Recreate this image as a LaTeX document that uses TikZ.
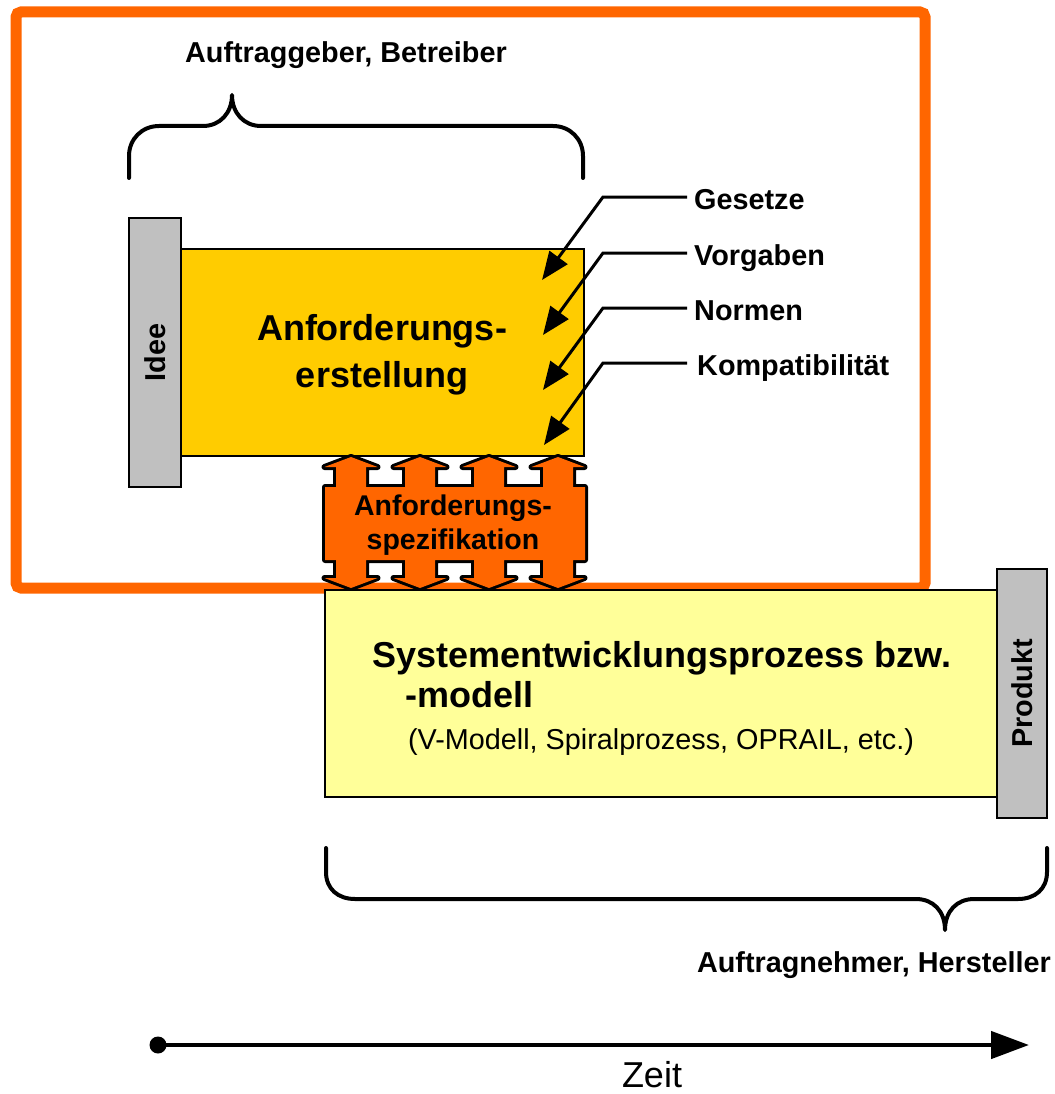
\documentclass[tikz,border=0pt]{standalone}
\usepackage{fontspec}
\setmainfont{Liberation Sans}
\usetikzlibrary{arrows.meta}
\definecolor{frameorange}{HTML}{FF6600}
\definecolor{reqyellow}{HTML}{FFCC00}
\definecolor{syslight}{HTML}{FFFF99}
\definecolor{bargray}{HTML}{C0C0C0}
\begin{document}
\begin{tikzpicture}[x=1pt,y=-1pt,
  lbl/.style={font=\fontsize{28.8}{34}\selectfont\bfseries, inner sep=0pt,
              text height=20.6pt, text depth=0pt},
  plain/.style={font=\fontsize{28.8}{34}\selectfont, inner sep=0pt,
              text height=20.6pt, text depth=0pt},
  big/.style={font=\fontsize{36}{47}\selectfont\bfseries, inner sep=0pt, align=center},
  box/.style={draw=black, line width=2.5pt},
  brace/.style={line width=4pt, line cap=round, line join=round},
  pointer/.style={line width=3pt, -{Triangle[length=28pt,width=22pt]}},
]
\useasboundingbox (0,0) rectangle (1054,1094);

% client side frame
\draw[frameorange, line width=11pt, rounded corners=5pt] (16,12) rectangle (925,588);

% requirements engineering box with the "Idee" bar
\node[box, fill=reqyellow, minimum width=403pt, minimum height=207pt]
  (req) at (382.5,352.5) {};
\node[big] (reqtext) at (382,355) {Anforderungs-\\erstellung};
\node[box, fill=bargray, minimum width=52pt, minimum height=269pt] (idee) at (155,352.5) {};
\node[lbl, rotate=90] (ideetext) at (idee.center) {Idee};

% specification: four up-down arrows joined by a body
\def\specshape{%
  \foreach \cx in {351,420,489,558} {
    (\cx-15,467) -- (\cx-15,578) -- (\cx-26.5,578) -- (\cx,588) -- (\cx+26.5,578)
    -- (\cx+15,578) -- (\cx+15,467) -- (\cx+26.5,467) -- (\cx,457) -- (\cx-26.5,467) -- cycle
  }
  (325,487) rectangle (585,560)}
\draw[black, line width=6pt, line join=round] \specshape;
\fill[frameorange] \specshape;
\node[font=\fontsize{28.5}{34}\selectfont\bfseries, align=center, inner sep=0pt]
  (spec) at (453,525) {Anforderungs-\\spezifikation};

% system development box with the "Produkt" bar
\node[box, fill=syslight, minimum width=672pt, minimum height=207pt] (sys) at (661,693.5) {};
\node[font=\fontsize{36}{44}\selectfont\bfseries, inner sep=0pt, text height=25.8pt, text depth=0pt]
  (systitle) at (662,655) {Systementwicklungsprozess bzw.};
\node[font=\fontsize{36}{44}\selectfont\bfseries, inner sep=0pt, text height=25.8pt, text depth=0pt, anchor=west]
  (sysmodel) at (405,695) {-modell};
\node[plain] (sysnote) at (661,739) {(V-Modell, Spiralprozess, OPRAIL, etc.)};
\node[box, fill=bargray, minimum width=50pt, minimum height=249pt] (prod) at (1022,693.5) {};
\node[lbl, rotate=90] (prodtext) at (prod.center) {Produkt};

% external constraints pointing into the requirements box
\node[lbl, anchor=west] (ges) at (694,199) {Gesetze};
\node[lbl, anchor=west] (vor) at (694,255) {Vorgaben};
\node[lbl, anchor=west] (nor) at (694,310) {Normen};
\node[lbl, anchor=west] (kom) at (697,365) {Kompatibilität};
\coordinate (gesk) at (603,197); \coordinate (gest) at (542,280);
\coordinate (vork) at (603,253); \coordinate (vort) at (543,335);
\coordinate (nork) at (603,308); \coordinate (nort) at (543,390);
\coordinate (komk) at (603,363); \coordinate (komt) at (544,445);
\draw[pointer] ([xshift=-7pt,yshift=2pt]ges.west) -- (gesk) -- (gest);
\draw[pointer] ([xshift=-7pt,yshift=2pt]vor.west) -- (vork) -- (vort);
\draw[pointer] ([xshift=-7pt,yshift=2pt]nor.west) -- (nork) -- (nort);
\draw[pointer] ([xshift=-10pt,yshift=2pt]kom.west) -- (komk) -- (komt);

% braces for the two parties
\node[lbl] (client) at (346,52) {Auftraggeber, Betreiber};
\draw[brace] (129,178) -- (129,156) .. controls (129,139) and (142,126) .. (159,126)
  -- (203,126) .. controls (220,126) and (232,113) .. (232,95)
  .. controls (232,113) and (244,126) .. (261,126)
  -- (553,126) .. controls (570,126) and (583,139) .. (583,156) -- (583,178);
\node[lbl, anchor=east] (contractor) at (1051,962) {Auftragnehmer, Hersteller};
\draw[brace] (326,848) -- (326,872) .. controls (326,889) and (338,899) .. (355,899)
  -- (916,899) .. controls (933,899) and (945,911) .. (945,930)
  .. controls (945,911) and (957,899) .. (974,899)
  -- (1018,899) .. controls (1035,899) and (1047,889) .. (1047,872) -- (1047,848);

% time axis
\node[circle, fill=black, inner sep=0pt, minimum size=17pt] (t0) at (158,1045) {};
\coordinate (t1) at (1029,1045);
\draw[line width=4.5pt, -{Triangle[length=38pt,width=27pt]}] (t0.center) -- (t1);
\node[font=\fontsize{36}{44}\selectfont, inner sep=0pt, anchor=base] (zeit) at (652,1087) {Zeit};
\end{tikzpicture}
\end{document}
◆ ◆ ◆ ◆ ◆ ◆ ◆
→ Aim: Repeat verbatim all the material, but not the pictures.

→ In response:
Recreate this image as a LaTeX document that uses TikZ.
\documentclass[tikz,border=0pt]{standalone}
\usepackage{fontspec}
\setmainfont{Liberation Sans}
\usetikzlibrary{arrows.meta}
\definecolor{frameorange}{HTML}{FF6600}
\definecolor{reqyellow}{HTML}{FFCC00}
\definecolor{syslight}{HTML}{FFFF99}
\definecolor{bargray}{HTML}{C0C0C0}
\begin{document}
\begin{tikzpicture}[x=1pt,y=-1pt,
  lbl/.style={font=\fontsize{28.8}{34}\selectfont\bfseries, inner sep=0pt,
              text height=20.6pt, text depth=0pt},
  plain/.style={font=\fontsize{28.8}{34}\selectfont, inner sep=0pt,
              text height=20.6pt, text depth=0pt},
  big/.style={font=\fontsize{36}{47}\selectfont\bfseries, inner sep=0pt, align=center},
  box/.style={draw=black, line width=2.5pt},
  brace/.style={line width=4pt, line cap=round, line join=round},
  pointer/.style={line width=3pt, -{Triangle[length=28pt,width=22pt]}},
]
\useasboundingbox (0,0) rectangle (1054,1094);

% client side frame
\draw[frameorange, line width=11pt, rounded corners=5pt] (16,12) rectangle (925,588);

% requirements engineering box with the "Idee" bar
\node[box, fill=reqyellow, minimum width=403pt, minimum height=207pt]
  (req) at (382.5,352.5) {};
\node[big] (reqtext) at (382,355) {Anforderungs-\\erstellung};
\node[box, fill=bargray, minimum width=52pt, minimum height=269pt] (idee) at (155,352.5) {};
\node[lbl, rotate=90] (ideetext) at (idee.center) {Idee};

% specification: four up-down arrows joined by a body
\def\specshape{%
  \foreach \cx in {351,420,489,558} {
    (\cx-15,467) -- (\cx-15,578) -- (\cx-26.5,578) -- (\cx,588) -- (\cx+26.5,578)
    -- (\cx+15,578) -- (\cx+15,467) -- (\cx+26.5,467) -- (\cx,457) -- (\cx-26.5,467) -- cycle
  }
  (325,487) rectangle (585,560)}
\draw[black, line width=6pt, line join=round] \specshape;
\fill[frameorange] \specshape;
\node[font=\fontsize{28.5}{34}\selectfont\bfseries, align=center, inner sep=0pt]
  (spec) at (453,525) {Anforderungs-\\spezifikation};

% system development box with the "Produkt" bar
\node[box, fill=syslight, minimum width=672pt, minimum height=207pt] (sys) at (661,693.5) {};
\node[font=\fontsize{36}{44}\selectfont\bfseries, inner sep=0pt, text height=25.8pt, text depth=0pt]
  (systitle) at (662,655) {Systementwicklungsprozess bzw.};
\node[font=\fontsize{36}{44}\selectfont\bfseries, inner sep=0pt, text height=25.8pt, text depth=0pt, anchor=west]
  (sysmodel) at (405,695) {-modell};
\node[plain] (sysnote) at (661,739) {(V-Modell, Spiralprozess, OPRAIL, etc.)};
\node[box, fill=bargray, minimum width=50pt, minimum height=249pt] (prod) at (1022,693.5) {};
\node[lbl, rotate=90] (prodtext) at (prod.center) {Produkt};

% external constraints pointing into the requirements box
\node[lbl, anchor=west] (ges) at (694,199) {Gesetze};
\node[lbl, anchor=west] (vor) at (694,255) {Vorgaben};
\node[lbl, anchor=west] (nor) at (694,310) {Normen};
\node[lbl, anchor=west] (kom) at (697,365) {Kompatibilität};
\coordinate (gesk) at (603,197); \coordinate (gest) at (542,280);
\coordinate (vork) at (603,253); \coordinate (vort) at (543,335);
\coordinate (nork) at (603,308); \coordinate (nort) at (543,390);
\coordinate (komk) at (603,363); \coordinate (komt) at (544,445);
\draw[pointer] ([xshift=-7pt,yshift=2pt]ges.west) -- (gesk) -- (gest);
\draw[pointer] ([xshift=-7pt,yshift=2pt]vor.west) -- (vork) -- (vort);
\draw[pointer] ([xshift=-7pt,yshift=2pt]nor.west) -- (nork) -- (nort);
\draw[pointer] ([xshift=-10pt,yshift=2pt]kom.west) -- (komk) -- (komt);

% braces for the two parties
\node[lbl] (client) at (346,52) {Auftraggeber, Betreiber};
\draw[brace] (129,178) -- (129,156) .. controls (129,139) and (142,126) .. (159,126)
  -- (203,126) .. controls (220,126) and (232,113) .. (232,95)
  .. controls (232,113) and (244,126) .. (261,126)
  -- (553,126) .. controls (570,126) and (583,139) .. (583,156) -- (583,178);
\node[lbl, anchor=east] (contractor) at (1051,962) {Auftragnehmer, Hersteller};
\draw[brace] (326,848) -- (326,872) .. controls (326,889) and (338,899) .. (355,899)
  -- (916,899) .. controls (933,899) and (945,911) .. (945,930)
  .. controls (945,911) and (957,899) .. (974,899)
  -- (1018,899) .. controls (1035,899) and (1047,889) .. (1047,872) -- (1047,848);

% time axis
\node[circle, fill=black, inner sep=0pt, minimum size=17pt] (t0) at (158,1045) {};
\coordinate (t1) at (1029,1045);
\draw[line width=4.5pt, -{Triangle[length=38pt,width=27pt]}] (t0.center) -- (t1);
\node[font=\fontsize{36}{44}\selectfont, inner sep=0pt, anchor=base] (zeit) at (652,1087) {Zeit};
\end{tikzpicture}
\end{document}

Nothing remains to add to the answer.